Exercise requirements:
Give every line back verbatim, dropping all images.

.....

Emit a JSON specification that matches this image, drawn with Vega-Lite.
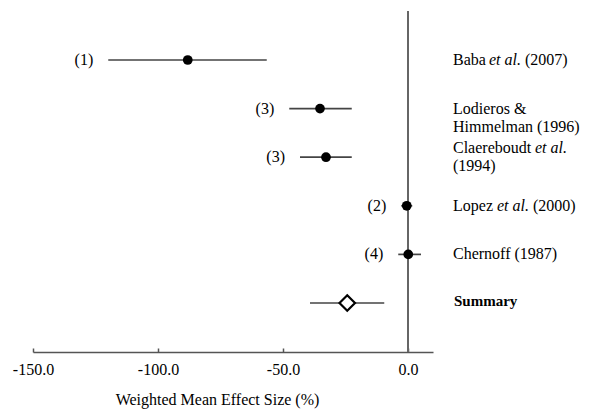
{
  "$schema": "https://vega.github.io/schema/vega-lite/v6.json",
  "width": 400,
  "height": 341,
  "autosize": "none",
  "padding": {"left": 33, "top": 11, "right": 159, "bottom": 59},
  "config": {"view": {"stroke": null}, "font": "Liberation Serif"},
  "data": {
    "values": [
      {"study": "Baba", "label": ["Baba et al. (2007)"], "pre": "Baba", "it": "et al.", "post": "(2007)", "n": "(1)", "est": -88.1, "lo": -119.9, "hi": -56.5, "kind": "study"},
      {"study": "Lodieros", "label": ["Lodieros &", "Himmelman (1996)"], "pre": "", "it": "", "post": "", "n": "(3)", "est": -35.2, "lo": -47.5, "hi": -22.5, "kind": "study"},
      {"study": "Claereboudt", "label": ["Claereboudt et al.", "(1994)"], "pre": "Claereboudt", "it": "et al.", "post": "(1994)", "n": "(3)", "est": -32.8, "lo": -43.2, "hi": -22.5, "kind": "study"},
      {"study": "Lopez", "label": ["Lopez et al. (2000)"], "pre": "Lopez", "it": "et al.", "post": "(2000)", "n": "(2)", "est": -0.5, "lo": -2.7, "hi": 1.7, "kind": "study"},
      {"study": "Chernoff", "label": ["Chernoff (1987)"], "pre": "", "it": "", "post": "", "n": "(4)", "est": 0.1, "lo": -3.9, "hi": 5.2, "kind": "study"},
      {"study": "Summary", "label": ["Summary"], "pre": "", "it": "", "post": "", "n": "", "est": -24.3, "lo": -39.2, "hi": -9.5, "kind": "summary"}
    ]
  },
  "encoding": {
    "y": {
      "field": "study",
      "type": "nominal",
      "sort": null,
      "scale": {"type": "point", "domain": ["Baba", "Lodieros", "Claereboudt", "Lopez", "Chernoff", "Summary"], "range": [49, 292], "padding": 0},
      "axis": null
    }
  },
  "layer": [
    {
      "data": {"values": [{"v": 0}]},
      "mark": {"type": "rule", "color": "#666666", "strokeWidth": 2},
      "encoding": {"x": {"field": "v", "type": "quantitative"}, "y": null}
    },
    {
      "mark": {"type": "rule", "color": "#444444", "strokeWidth": 1.7},
      "encoding": {
        "x": {
          "field": "lo",
          "type": "quantitative",
          "scale": {"domain": [-150, 10], "nice": false, "zero": false},
          "axis": {
            "title": "Weighted Mean Effect Size (%)",
            "values": [-150, -100, -50, 0],
            "labelExpr": "datum.value == 0 ? '0.0' : datum.value + '.0'",
            "labelFlush": false,
            "grid": false,
            "tickSize": -4,
            "tickColor": "#555555",
            "domainColor": "#555555",
            "domainWidth": 1.5,
            "tickWidth": 1.5,
            "labelPadding": 13,
            "labelFont": "Liberation Serif",
            "labelFontSize": 16,
            "labelColor": "black",
            "titleFont": "Liberation Serif",
            "titleFontSize": 16,
            "titleFontWeight": "normal",
            "titleColor": "black",
            "titlePadding": 14,
            "titleX": 184,
            "titleAlign": "center",
            "titleAnchor": "start"
          }
        },
        "x2": {"field": "hi"}
      }
    },
    {
      "transform": [{"filter": "datum.kind == 'study'"}],
      "mark": {"type": "point", "shape": "circle", "filled": true, "color": "black", "size": 95, "opacity": 1},
      "encoding": {"x": {"field": "est", "type": "quantitative"}}
    },
    {
      "transform": [{"filter": "datum.kind == 'summary'"}],
      "mark": {"type": "point", "shape": "diamond", "filled": true, "fill": "white", "stroke": "black", "strokeWidth": 2.2, "size": 240, "opacity": 1},
      "encoding": {"x": {"field": "est", "type": "quantitative"}}
    },
    {
      "mark": {"type": "text", "align": "right", "baseline": "middle", "dx": -15, "fontSize": 16, "font": "Liberation Serif", "color": "black"},
      "encoding": {"x": {"field": "lo", "type": "quantitative"}, "text": {"field": "n"}}
    },
    {
      "transform": [{"filter": "datum.study == 'Lodieros' || datum.study == 'Chernoff'"}],
      "mark": {"type": "text", "align": "left", "baseline": "middle", "dx": 45, "fontSize": 16, "lineHeight": 18.5, "font": "Liberation Serif", "color": "black"},
      "encoding": {"x": {"datum": 0, "type": "quantitative"}, "text": {"field": "label"}}
    },
    {
      "transform": [{"filter": "datum.study == 'Baba' || datum.study == 'Lopez'"}],
      "mark": {"type": "text", "align": "left", "baseline": "middle", "dx": 45, "fontSize": 16, "font": "Liberation Serif", "color": "black"},
      "encoding": {"x": {"datum": 0, "type": "quantitative"}, "text": {"field": "pre"}}
    },
    {
      "transform": [{"filter": "datum.study == 'Baba'"}],
      "mark": {"type": "text", "align": "left", "baseline": "middle", "dx": 81, "fontSize": 16, "fontStyle": "italic", "font": "Liberation Serif", "color": "black"},
      "encoding": {"x": {"datum": 0, "type": "quantitative"}, "text": {"field": "it"}}
    },
    {
      "transform": [{"filter": "datum.study == 'Baba'"}],
      "mark": {"type": "text", "align": "left", "baseline": "middle", "dx": 117, "fontSize": 16, "font": "Liberation Serif", "color": "black"},
      "encoding": {"x": {"datum": 0, "type": "quantitative"}, "text": {"field": "post"}}
    },
    {
      "transform": [{"filter": "datum.study == 'Lopez'"}],
      "mark": {"type": "text", "align": "left", "baseline": "middle", "dx": 89, "fontSize": 16, "fontStyle": "italic", "font": "Liberation Serif", "color": "black"},
      "encoding": {"x": {"datum": 0, "type": "quantitative"}, "text": {"field": "it"}}
    },
    {
      "transform": [{"filter": "datum.study == 'Lopez'"}],
      "mark": {"type": "text", "align": "left", "baseline": "middle", "dx": 125, "fontSize": 16, "font": "Liberation Serif", "color": "black"},
      "encoding": {"x": {"datum": 0, "type": "quantitative"}, "text": {"field": "post"}}
    },
    {
      "transform": [{"filter": "datum.study == 'Claereboudt'"}],
      "mark": {"type": "text", "align": "left", "baseline": "middle", "dx": 45, "dy": -9.25, "fontSize": 16, "font": "Liberation Serif", "color": "black"},
      "encoding": {"x": {"datum": 0, "type": "quantitative"}, "text": {"field": "pre"}}
    },
    {
      "transform": [{"filter": "datum.study == 'Claereboudt'"}],
      "mark": {"type": "text", "align": "left", "baseline": "middle", "dx": 127, "dy": -9.25, "fontSize": 16, "fontStyle": "italic", "font": "Liberation Serif", "color": "black"},
      "encoding": {"x": {"datum": 0, "type": "quantitative"}, "text": {"field": "it"}}
    },
    {
      "transform": [{"filter": "datum.study == 'Claereboudt'"}],
      "mark": {"type": "text", "align": "left", "baseline": "middle", "dx": 45, "dy": 9.25, "fontSize": 16, "font": "Liberation Serif", "color": "black"},
      "encoding": {"x": {"datum": 0, "type": "quantitative"}, "text": {"field": "post"}}
    },
    {
      "transform": [{"filter": "datum.kind == 'summary'"}],
      "mark": {"type": "text", "align": "left", "baseline": "middle", "dx": 46, "dy": -2, "fontSize": 15, "fontWeight": "bold", "font": "Liberation Serif", "color": "black"},
      "encoding": {"x": {"datum": 0, "type": "quantitative"}, "text": {"field": "label"}}
    }
  ]
}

.....

Task result:
Emit a JSON specification that matches this image, drawn with Vega-Lite.
{
  "$schema": "https://vega.github.io/schema/vega-lite/v6.json",
  "width": 400,
  "height": 341,
  "autosize": "none",
  "padding": {"left": 33, "top": 11, "right": 159, "bottom": 59},
  "config": {"view": {"stroke": null}, "font": "Liberation Serif"},
  "data": {
    "values": [
      {"study": "Baba", "label": ["Baba et al. (2007)"], "pre": "Baba", "it": "et al.", "post": "(2007)", "n": "(1)", "est": -88.1, "lo": -119.9, "hi": -56.5, "kind": "study"},
      {"study": "Lodieros", "label": ["Lodieros &", "Himmelman (1996)"], "pre": "", "it": "", "post": "", "n": "(3)", "est": -35.2, "lo": -47.5, "hi": -22.5, "kind": "study"},
      {"study": "Claereboudt", "label": ["Claereboudt et al.", "(1994)"], "pre": "Claereboudt", "it": "et al.", "post": "(1994)", "n": "(3)", "est": -32.8, "lo": -43.2, "hi": -22.5, "kind": "study"},
      {"study": "Lopez", "label": ["Lopez et al. (2000)"], "pre": "Lopez", "it": "et al.", "post": "(2000)", "n": "(2)", "est": -0.5, "lo": -2.7, "hi": 1.7, "kind": "study"},
      {"study": "Chernoff", "label": ["Chernoff (1987)"], "pre": "", "it": "", "post": "", "n": "(4)", "est": 0.1, "lo": -3.9, "hi": 5.2, "kind": "study"},
      {"study": "Summary", "label": ["Summary"], "pre": "", "it": "", "post": "", "n": "", "est": -24.3, "lo": -39.2, "hi": -9.5, "kind": "summary"}
    ]
  },
  "encoding": {
    "y": {
      "field": "study",
      "type": "nominal",
      "sort": null,
      "scale": {"type": "point", "domain": ["Baba", "Lodieros", "Claereboudt", "Lopez", "Chernoff", "Summary"], "range": [49, 292], "padding": 0},
      "axis": null
    }
  },
  "layer": [
    {
      "data": {"values": [{"v": 0}]},
      "mark": {"type": "rule", "color": "#666666", "strokeWidth": 2},
      "encoding": {"x": {"field": "v", "type": "quantitative"}, "y": null}
    },
    {
      "mark": {"type": "rule", "color": "#444444", "strokeWidth": 1.7},
      "encoding": {
        "x": {
          "field": "lo",
          "type": "quantitative",
          "scale": {"domain": [-150, 10], "nice": false, "zero": false},
          "axis": {
            "title": "Weighted Mean Effect Size (%)",
            "values": [-150, -100, -50, 0],
            "labelExpr": "datum.value == 0 ? '0.0' : datum.value + '.0'",
            "labelFlush": false,
            "grid": false,
            "tickSize": -4,
            "tickColor": "#555555",
            "domainColor": "#555555",
            "domainWidth": 1.5,
            "tickWidth": 1.5,
            "labelPadding": 13,
            "labelFont": "Liberation Serif",
            "labelFontSize": 16,
            "labelColor": "black",
            "titleFont": "Liberation Serif",
            "titleFontSize": 16,
            "titleFontWeight": "normal",
            "titleColor": "black",
            "titlePadding": 14,
            "titleX": 184,
            "titleAlign": "center",
            "titleAnchor": "start"
          }
        },
        "x2": {"field": "hi"}
      }
    },
    {
      "transform": [{"filter": "datum.kind == 'study'"}],
      "mark": {"type": "point", "shape": "circle", "filled": true, "color": "black", "size": 95, "opacity": 1},
      "encoding": {"x": {"field": "est", "type": "quantitative"}}
    },
    {
      "transform": [{"filter": "datum.kind == 'summary'"}],
      "mark": {"type": "point", "shape": "diamond", "filled": true, "fill": "white", "stroke": "black", "strokeWidth": 2.2, "size": 240, "opacity": 1},
      "encoding": {"x": {"field": "est", "type": "quantitative"}}
    },
    {
      "mark": {"type": "text", "align": "right", "baseline": "middle", "dx": -15, "fontSize": 16, "font": "Liberation Serif", "color": "black"},
      "encoding": {"x": {"field": "lo", "type": "quantitative"}, "text": {"field": "n"}}
    },
    {
      "transform": [{"filter": "datum.study == 'Lodieros' || datum.study == 'Chernoff'"}],
      "mark": {"type": "text", "align": "left", "baseline": "middle", "dx": 45, "fontSize": 16, "lineHeight": 18.5, "font": "Liberation Serif", "color": "black"},
      "encoding": {"x": {"datum": 0, "type": "quantitative"}, "text": {"field": "label"}}
    },
    {
      "transform": [{"filter": "datum.study == 'Baba' || datum.study == 'Lopez'"}],
      "mark": {"type": "text", "align": "left", "baseline": "middle", "dx": 45, "fontSize": 16, "font": "Liberation Serif", "color": "black"},
      "encoding": {"x": {"datum": 0, "type": "quantitative"}, "text": {"field": "pre"}}
    },
    {
      "transform": [{"filter": "datum.study == 'Baba'"}],
      "mark": {"type": "text", "align": "left", "baseline": "middle", "dx": 81, "fontSize": 16, "fontStyle": "italic", "font": "Liberation Serif", "color": "black"},
      "encoding": {"x": {"datum": 0, "type": "quantitative"}, "text": {"field": "it"}}
    },
    {
      "transform": [{"filter": "datum.study == 'Baba'"}],
      "mark": {"type": "text", "align": "left", "baseline": "middle", "dx": 117, "fontSize": 16, "font": "Liberation Serif", "color": "black"},
      "encoding": {"x": {"datum": 0, "type": "quantitative"}, "text": {"field": "post"}}
    },
    {
      "transform": [{"filter": "datum.study == 'Lopez'"}],
      "mark": {"type": "text", "align": "left", "baseline": "middle", "dx": 89, "fontSize": 16, "fontStyle": "italic", "font": "Liberation Serif", "color": "black"},
      "encoding": {"x": {"datum": 0, "type": "quantitative"}, "text": {"field": "it"}}
    },
    {
      "transform": [{"filter": "datum.study == 'Lopez'"}],
      "mark": {"type": "text", "align": "left", "baseline": "middle", "dx": 125, "fontSize": 16, "font": "Liberation Serif", "color": "black"},
      "encoding": {"x": {"datum": 0, "type": "quantitative"}, "text": {"field": "post"}}
    },
    {
      "transform": [{"filter": "datum.study == 'Claereboudt'"}],
      "mark": {"type": "text", "align": "left", "baseline": "middle", "dx": 45, "dy": -9.25, "fontSize": 16, "font": "Liberation Serif", "color": "black"},
      "encoding": {"x": {"datum": 0, "type": "quantitative"}, "text": {"field": "pre"}}
    },
    {
      "transform": [{"filter": "datum.study == 'Claereboudt'"}],
      "mark": {"type": "text", "align": "left", "baseline": "middle", "dx": 127, "dy": -9.25, "fontSize": 16, "fontStyle": "italic", "font": "Liberation Serif", "color": "black"},
      "encoding": {"x": {"datum": 0, "type": "quantitative"}, "text": {"field": "it"}}
    },
    {
      "transform": [{"filter": "datum.study == 'Claereboudt'"}],
      "mark": {"type": "text", "align": "left", "baseline": "middle", "dx": 45, "dy": 9.25, "fontSize": 16, "font": "Liberation Serif", "color": "black"},
      "encoding": {"x": {"datum": 0, "type": "quantitative"}, "text": {"field": "post"}}
    },
    {
      "transform": [{"filter": "datum.kind == 'summary'"}],
      "mark": {"type": "text", "align": "left", "baseline": "middle", "dx": 46, "dy": -2, "fontSize": 15, "fontWeight": "bold", "font": "Liberation Serif", "color": "black"},
      "encoding": {"x": {"datum": 0, "type": "quantitative"}, "text": {"field": "label"}}
    }
  ]
}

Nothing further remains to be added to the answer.